Setting UTF8 as default Character Encoding in Windows 7

is there a way to set Windows 7 to globally use UTF-8 as standard?
its really annoying to set every single text editor to use it.


The short answer is no, it is not possible.

To elaborate, I am afraid you won't find a global encoding option in Windows 7 that lets you both 1) set a global default which 2) all the applications you listed would obey.

Also, I would like to ask what is the problem here that you are trying to solve?

It is up to the application to choose whether they use unicode internally to represent data. While use of unicode is encouraged, you may never be sure that all your applications in fact do internally support it.

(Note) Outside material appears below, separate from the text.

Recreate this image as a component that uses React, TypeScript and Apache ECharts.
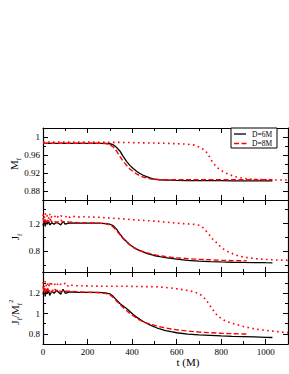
import React, { useEffect, useRef } from "react";
import * as echarts from "echarts";

// ---- data ----
const T_6M = [0,5,10,15,20,25,30,40,50,60,70,80,90,100,120,150,200,250,280,300,315,330,345,360,375,390,405,420,435,450,465,480,495,510,525,550,575,600,650,700,750,800,850,900,950,1000,1030];
const MF_6M = [0.986,0.986,0.986,0.986,0.986,0.986,0.986,0.986,0.986,0.986,0.986,0.986,0.986,0.986,0.986,0.986,0.986,0.986,0.986,0.985,0.983,0.977,0.969,0.957,0.946,0.937,0.930,0.924,0.919,0.915,0.912,0.909,0.907,0.906,0.905,0.904,0.904,0.9035,0.903,0.903,0.903,0.903,0.9025,0.9025,0.9025,0.9025,0.9025];
const JF_6M = [1.17,1.25,1.16,1.23,1.19,1.24,1.18,1.21,1.19,1.22,1.20,1.18,1.23,1.19,1.21,1.205,1.205,1.205,1.20,1.19,1.17,1.12,1.05,0.99,0.94,0.895,0.86,0.83,0.81,0.79,0.77,0.755,0.742,0.731,0.722,0.708,0.697,0.686,0.668,0.657,0.650,0.645,0.641,0.638,0.636,0.634,0.633];
const RATIO_6M = [1.19,1.25,1.17,1.24,1.20,1.23,1.18,1.22,1.20,1.23,1.21,1.19,1.24,1.20,1.215,1.21,1.21,1.21,1.205,1.195,1.17,1.135,1.10,1.075,1.05,1.02,0.99,0.965,0.943,0.922,0.905,0.889,0.874,0.86,0.848,0.833,0.821,0.811,0.798,0.79,0.785,0.78,0.776,0.773,0.77,0.766,0.764];

const T_8M_LONG = [0,5,10,15,20,25,30,40,50,60,70,80,90,100,120,150,200,250,280,300,315,330,345,360,375,390,405,420,435,450,465,480,495,510,525,550,575,600,650,700,750,800,850,900,950,1000,1030];
const MF_8M = [0.986,0.986,0.986,0.986,0.986,0.986,0.986,0.986,0.986,0.986,0.986,0.986,0.986,0.986,0.986,0.986,0.986,0.986,0.9855,0.983,0.978,0.969,0.957,0.946,0.937,0.929,0.923,0.918,0.914,0.911,0.909,0.907,0.906,0.9055,0.905,0.905,0.905,0.905,0.905,0.905,0.905,0.905,0.905,0.905,0.905,0.905,0.905];
const T_8M = [0,5,10,15,20,25,30,40,50,60,70,80,90,100,120,150,200,250,280,300,315,330,345,360,375,390,405,420,435,450,465,480,495,510,525,550,575,600,650,700,750,800,850,900,915];
const JF_8M = [1.28,1.21,1.26,1.20,1.25,1.22,1.27,1.22,1.24,1.21,1.23,1.25,1.22,1.23,1.22,1.215,1.21,1.205,1.20,1.18,1.15,1.10,1.04,0.98,0.93,0.89,0.857,0.83,0.81,0.793,0.778,0.765,0.754,0.744,0.736,0.724,0.714,0.706,0.693,0.683,0.676,0.670,0.665,0.662,0.661];
const RATIO_8M = [1.27,1.20,1.25,1.21,1.26,1.22,1.24,1.21,1.25,1.22,1.24,1.21,1.23,1.22,1.22,1.215,1.21,1.205,1.20,1.185,1.16,1.125,1.09,1.06,1.03,1.0,0.98,0.955,0.935,0.92,0.908,0.898,0.888,0.878,0.87,0.858,0.848,0.84,0.828,0.818,0.811,0.806,0.802,0.799,0.798];

const T_DOT = [0,5,10,15,20,25,30,35,40,50,60,70,80,90,100,110,120,130,140,150,175,200,250,300,350,400,450,500,550,600,650,680,700,715,730,745,760,775,790,805,820,840,860,880,900,930,960,1000,1050,1100];
const MF_DOT = [0.989,0.989,0.989,0.989,0.989,0.989,0.989,0.989,0.989,0.989,0.989,0.989,0.989,0.989,0.989,0.989,0.989,0.989,0.989,0.989,0.989,0.989,0.9885,0.988,0.988,0.9875,0.987,0.9865,0.986,0.985,0.984,0.982,0.978,0.974,0.969,0.958,0.945,0.936,0.929,0.924,0.920,0.916,0.912,0.910,0.908,0.9065,0.9055,0.905,0.9045,0.9045];
const JF_DOT = [1.33,1.27,1.35,1.29,1.32,1.27,1.34,1.28,1.31,1.29,1.33,1.28,1.31,1.30,1.29,1.32,1.29,1.31,1.30,1.29,1.30,1.295,1.29,1.28,1.27,1.256,1.245,1.235,1.222,1.205,1.195,1.188,1.175,1.15,1.10,1.045,0.98,0.935,0.885,0.845,0.808,0.78,0.753,0.73,0.716,0.702,0.691,0.681,0.673,0.668];
const RATIO_DOT = [1.31,1.26,1.32,1.27,1.30,1.26,1.31,1.27,1.30,1.28,1.31,1.27,1.29,1.28,1.30,1.27,1.29,1.28,1.28,1.275,1.275,1.273,1.27,1.27,1.27,1.268,1.266,1.265,1.258,1.245,1.228,1.213,1.195,1.175,1.14,1.095,1.045,1.0,0.968,0.945,0.925,0.91,0.897,0.885,0.872,0.858,0.845,0.834,0.822,0.812];

const X_MAJOR = [0, 200, 400, 600, 800, 1000];
const X_MINOR = [100, 300, 500, 700, 900];
const Y_RANGES = [[0.86, 1.02], [0.5, 1.54], [0.7, 1.41]];
const Y_MAJOR = [[0.88, 0.92, 0.96, 1], [0.8, 1.2], [0.8, 1, 1.2]];
const Y_MINOR = [[0.9, 0.94, 0.98], [0.6, 1, 1.4], [0.9, 1.1, 1.3]];
const LEGEND_NAMES = ["D=6M", "D=8M"];

const FONT = "'Liberation Serif', 'DejaVu Serif', serif";

const pairs = (t: number[], v: number[]) => t.map((x, i) => [x, v[i]]);

export default function App() {
  const ref = useRef<HTMLDivElement>(null);
  useEffect(() => {
    if (!ref.current) return;
    const chart = echarts.init(ref.current, null, { renderer: "svg" });
    const grids = [0, 1, 2].map((g) => ({ left: 43, right: 1, top: 128 + 72 * g, height: 72 }));

    const mkAxis = (gridIndex: number, position: string, min: number, max: number, ticks: number[], len: number, showLine: boolean, labels: boolean, isX: boolean) => ({
      type: "value",
      gridIndex,
      position,
      min,
      max,
      axisLine: { show: showLine, onZero: false, lineStyle: { color: "#000", width: 1.2 } },
      axisTick: { show: true, inside: true, length: len, customValues: ticks, lineStyle: { color: "#000", width: 1 } },
      axisLabel: labels
        ? { show: true, customValues: ticks, color: "#000", fontFamily: FONT, fontSize: 9, margin: isX ? 3 : 3, formatter: (v: number) => String(v) }
        : { show: false },
      splitLine: { show: false },
    });

    const xAxis: any[] = [];
    const yAxis: any[] = [];
    for (let g = 0; g < 3; g++) {
      xAxis.push(mkAxis(g, "bottom", 0, 1100, X_MAJOR, 5, true, g === 2, true));
      xAxis.push(mkAxis(g, "bottom", 0, 1100, X_MINOR, 3, false, false, true));
      xAxis.push(mkAxis(g, "top", 0, 1100, X_MAJOR, 5, true, false, true));
      xAxis.push(mkAxis(g, "top", 0, 1100, X_MINOR, 3, false, false, true));
      const [lo, hi] = Y_RANGES[g];
      yAxis.push(mkAxis(g, "left", lo, hi, Y_MAJOR[g], 5, true, true, false));
      yAxis.push(mkAxis(g, "left", lo, hi, Y_MINOR[g], 3, false, false, false));
      yAxis.push(mkAxis(g, "right", lo, hi, Y_MAJOR[g], 5, true, false, false));
      yAxis.push(mkAxis(g, "right", lo, hi, Y_MINOR[g], 3, false, false, false));
    }

    const dotted = (g: number, data: number[][]) => ({
      type: "line", xAxisIndex: 4 * g, yAxisIndex: 4 * g, data, showSymbol: false, symbol: "none",
      lineStyle: { color: "#ff0000", width: 1.6, type: [1.6, 3.4] }, z: 2,
    });
    const solid = (g: number, data: number[][]) => ({
      type: "line", name: LEGEND_NAMES[0], xAxisIndex: 4 * g, yAxisIndex: 4 * g, data, showSymbol: false, symbol: "none",
      lineStyle: { color: "#000", width: 1.3 }, z: 3,
    });
    const dashed = (g: number, data: number[][]) => ({
      type: "line", name: LEGEND_NAMES[1], xAxisIndex: 4 * g, yAxisIndex: 4 * g, data, showSymbol: false, symbol: "none",
      lineStyle: { color: "#ff0000", width: 1.4, type: [5, 2.5] }, z: 4,
    });

    const series = [
      dotted(0, pairs(T_DOT, MF_DOT)), solid(0, pairs(T_6M, MF_6M)), dashed(0, pairs(T_8M_LONG, MF_8M)),
      dotted(1, pairs(T_DOT, JF_DOT)), solid(1, pairs(T_6M, JF_6M)), dashed(1, pairs(T_8M, JF_8M)),
      dotted(2, pairs(T_DOT, RATIO_DOT)), solid(2, pairs(T_6M, RATIO_6M)), dashed(2, pairs(T_8M, RATIO_8M)),
    ];

    const titleStyle = (text: string) => ({
      text,
      fill: "#000",
      align: "center",
      verticalAlign: "middle",
      rich: {
        m: { fontFamily: FONT, fontSize: 11, lineHeight: 16, verticalAlign: "middle" },
        s: { fontFamily: FONT, fontSize: 7, lineHeight: 7, verticalAlign: "bottom" },
        p: { fontFamily: FONT, fontSize: 7, lineHeight: 7, verticalAlign: "top" },
      },
    });

    const graphic: any[] = [
      { type: "text", x: 14, y: 164, rotation: Math.PI / 2, style: titleStyle("{m|M}{s|f}"), z: 10 },
      { type: "text", x: 15, y: 237, rotation: Math.PI / 2, style: titleStyle("{m|J}{s|f}"), z: 10 },
      { type: "text", x: 15, y: 312, rotation: Math.PI / 2, style: titleStyle("{m|J}{s|f}{m|/M}{s|f}{p|2}"), z: 10 },
      { type: "text", x: 188, y: 362, style: { text: "t (M)", fill: "#000", font: `11px ${FONT}`, align: "center", verticalAlign: "middle" }, z: 10 },
      { type: "rect", shape: { x: 231, y: 128, width: 46, height: 20 }, style: { fill: "#fff", stroke: "#000", lineWidth: 1 }, z: 20 },
      { type: "line", shape: { x1: 234, y1: 134, x2: 246, y2: 134 }, style: { stroke: "#000", lineWidth: 1.3 }, z: 21 },
      { type: "line", shape: { x1: 234, y1: 143.5, x2: 247, y2: 143.5 }, style: { stroke: "#ff0000", lineWidth: 1.4, lineDash: [5, 2.5] }, z: 21 },
      { type: "text", x: 252, y: 134, style: { text: LEGEND_NAMES[0], fill: "#000", font: `7.5px ${FONT}`, align: "left", verticalAlign: "middle" }, z: 21 },
      { type: "text", x: 252, y: 143.5, style: { text: LEGEND_NAMES[1], fill: "#000", font: `7.5px ${FONT}`, align: "left", verticalAlign: "middle" }, z: 21 },
    ];

    chart.setOption({
      animation: false,
      backgroundColor: "#fff",
      grid: grids,
      xAxis,
      yAxis,
      series,
      graphic,
    } as any);
    return () => chart.dispose();
  }, []);
  return <div ref={ref} style={{ position: "absolute", left: 0, top: 0, width: 289, height: 374 }} />;
}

What you can do, however is change the default character encoding for each of the listed applications:

  • For Eclipse, default encoding for new files can be set from Windows > Preferences > General > Content Types (see post on Eclipse Community Forms)
  • For Notepad++, navigate to Settings > Preferences > New Document/Default/Directory and set Encoding to UTF-8
  • As for Thunderbird, I am pretty sure it already uses UTF-8 as the default encoding? (see these notes about character encoding)
  • In the case of OpenOffice (and LibreOffice), you actually don't even need to care about encoding, since documents saved by OpenOffice are based on XML, in which encoding is specified internally in the XML-files (and UTF-8 is already the default there as well)
  • From UTF-8 point-of-view, PowerShell is tricky. It has default encoding of UTF-16LE.
    • For outputting files from PowerShell to UTF-8, see this answer
    • For changing default encoding see this answer

It's not possible mainly because Windows does not allow UTF-8 as the system ANSI codepage even though it does have an ANSI codepage for UTF-8, codepage 65001. There seem to be several reasons for this:

  • When Unicode was new Microsoft decided UCS-2 would be the best way to support Unicode. At that time Unicode was 16-bit.
  • Windows has one ANSI codepage for each supported language, unlike Unix and Linux where the language and encoding can be set independently.
  • Code page 65001 doesn't work everywhere. Specifically it is broken with some of the MultiByte support in Windows which expect multibyte characters to require one or two bytes whereas UTF-8 requires between one and four bytes. The WriteFile() API for instance returns an incorrect result under codepage 65001 which bubbles up through all library code relying on it such as write().

The late Michael Kaplan who worked on internationalization at Microsoft had a blog, "Sorting it all Out", with several posts on related topics. I emailed him directly about some of these concerns back in the day.